Okay Hillary is a woman, Barack is a person of color and McCain is an older white man. Stupid misogynistic jokes continue to make the rounds. Rather more unpleasant racial innuendoes surface on Cable TV channels purporting to be respectable news outlets. But McCain's people jump on anything that seems to suggest their candidate is, well, a little long in the tooth. Will truth be the hallmark of his campaign and will he be a standup guy and disavow the shameful rhetoric employed by some of his supporters?
At his recent town meeting, he misspoke when he quoted Obama in San Francisco, as disparaging people who cling to certain beliefs and "the Constitution". By now everyone who is paying the least bit of attention, knows Obama made no mention of the Constitution in San Francisco even though he took plenty of heat for what he actually did say. Unless it was simply another blunder, suggesting Obama doesn't respect the Constitution may have been just a back-door attempt to question his patriotism.
This is a tricky gambit for McCain since the Bush administration has been rather off-handed about constitutional parameters. Claims of executive privilege have far exceeded anything stated or implied in that document which does, however, explicitly state that religion is never to be a criterion for holding office. Yet the Bush presidency, particularly its Justice Department, engaged in hiring practices that favored advocates of a particular religious persuasion. And in the early post-invasion days in Iraq, neophyte hirelings with little or no experience were sent to work on various projects having first affirmed their conservative religious convictions.
There seems to be an unwritten rule though that no-one may question the McCain military-service mystique and his long tenure in the Senate. General Wesley Clark has acknowledged McCain's heroism in war and as a POW in Viet Nam but observed that he has never commanded troops in the field or formulated military policy. Clark will probably be criticized for daring to say such things, but serving in the military, no matter how heroically, and doing a stint in the White House are two forms of national service that aren't necessarily two sides of the same coin.

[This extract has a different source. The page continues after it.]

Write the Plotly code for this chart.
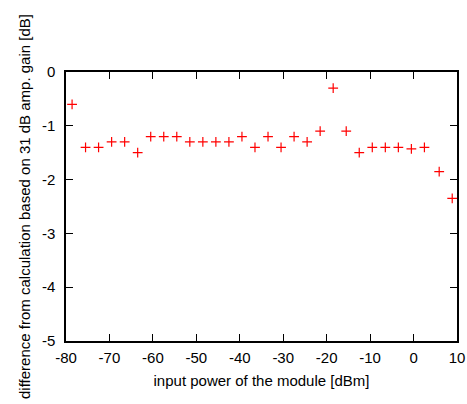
import plotly.graph_objects as go

input_power_dbm = [-78.6, -75.5, -72.5, -69.5, -66.5, -63.5, -60.5, -57.5, -54.5, -51.5,
                   -48.5, -45.5, -42.5, -39.5, -36.5, -33.5, -30.5, -27.5, -24.5, -21.5,
                   -18.5, -15.5, -12.5, -9.5, -6.5, -3.5, -0.5, 2.5, 5.9, 8.9]
difference_db = [-0.6, -1.4, -1.4, -1.3, -1.3, -1.5, -1.2, -1.2, -1.2, -1.3,
                 -1.3, -1.3, -1.3, -1.2, -1.4, -1.2, -1.4, -1.2, -1.3, -1.1,
                 -0.3, -1.1, -1.5, -1.4, -1.4, -1.4, -1.43, -1.4, -1.85, -2.35]

x_ticks = [-80, -70, -60, -50, -40, -30, -20, -10, 0, 10]
y_ticks = [0, -1, -2, -3, -4, -5]

fig = go.Figure()
fig.add_trace(go.Scatter(
    x=input_power_dbm, y=difference_db, mode="markers",
    marker=dict(symbol="cross-thin", size=7, line=dict(color="#ff0000", width=1.2)),
    showlegend=False, cliponaxis=False,
))

axis_common = dict(
    showline=True, linecolor="black", linewidth=1.5, mirror="ticks",
    ticks="inside", ticklen=7, tickwidth=1, tickcolor="black",
    showgrid=False, zeroline=False, automargin=False,
    tickfont=dict(family="Liberation Sans", size=15, color="black"),
)

fig.update_layout(
    width=467, height=404,
    margin=dict(l=66, r=10, t=72, b=63),
    paper_bgcolor="white", plot_bgcolor="white",
    font=dict(family="Liberation Sans", size=15, color="black"),
    xaxis=dict(range=[-80, 10], tickvals=x_ticks, ticktext=[str(v) for v in x_ticks],
               ticklabelstandoff=2,
               title=dict(text="input power of the module [dBm]", standoff=11,
                          font=dict(family="Liberation Sans", size=15)),
               **axis_common),
    yaxis=dict(range=[-5, 0], tickvals=y_ticks, ticktext=[str(v) for v in y_ticks],
               ticklabelstandoff=6,
               title=dict(text="difference from calculation based on 31 dB amp. gain [dB]",
                          standoff=8, font=dict(family="Liberation Sans", size=15)),
               **axis_common),
)

fig.write_html("out.html", config={"displayModeBar": False},
               post_script="document.body.style.margin='0';")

And what is to be made of his comment that bringing the troops home from Iraq isn't the issue; it's about U. S. casualties. As is often the case when pols say unfortunate things, McCain complains his remarks were taken out of context. But there really isn't any missing context because McCain has made the point repeatedly that keeping troops in other countries, e.g. Japan, Germany, Korea, has worked out just fine so what's the big deal if we do the same thing in Iraq? The problem: Iraq is in no way comparable to countries that had signed off in treaty negotiations and were not in any case beset with the ethnic and religious divisions and civil disorder that still roil Iraq.
Equally problematic is the enormous cost of our Iraqi occupation - - the large troop deployments and the giant embassy being built there, to say nothing of the huge Blackwater Security contingent on duty to protect contractors and visiting dignitaries. McCain miscalculated the number of combat troops downward by about ten thousand. In any case what is the post-surge strategy? When will sufficient stability allow a reasonable drawdown to begin? If thousands of troops were deployed in our inner cities, gang activity would probably be significantly reduced, but what would ultimately change the lives of the gang members if those troops did not maintain a permanent presence or resolve core problems in the community? Who's developing the afterward to this story?
McCain's gaffes may have less to with his age than his general lack of awareness, but his age and the issues involved are fair game nonetheless. It is inexcusable, however, for Fox News to shill for McCain by taking aim at Michelle Obama, calling her "Obama's baby mama", street talk most often used to describe the unwed mother of a man's child, and putting out the nonsense about a possible "terrorist fist jab" between her and Barack.
It would say a lot about McCain's integrity and sense of decency if he were to denounce Fox News for its disrespectful and racially infused comments, because if his best strategy for advancing his presidential hopes lies in stretching the truth and countenancing negative attacks against Obama he really doesn't have much of a message.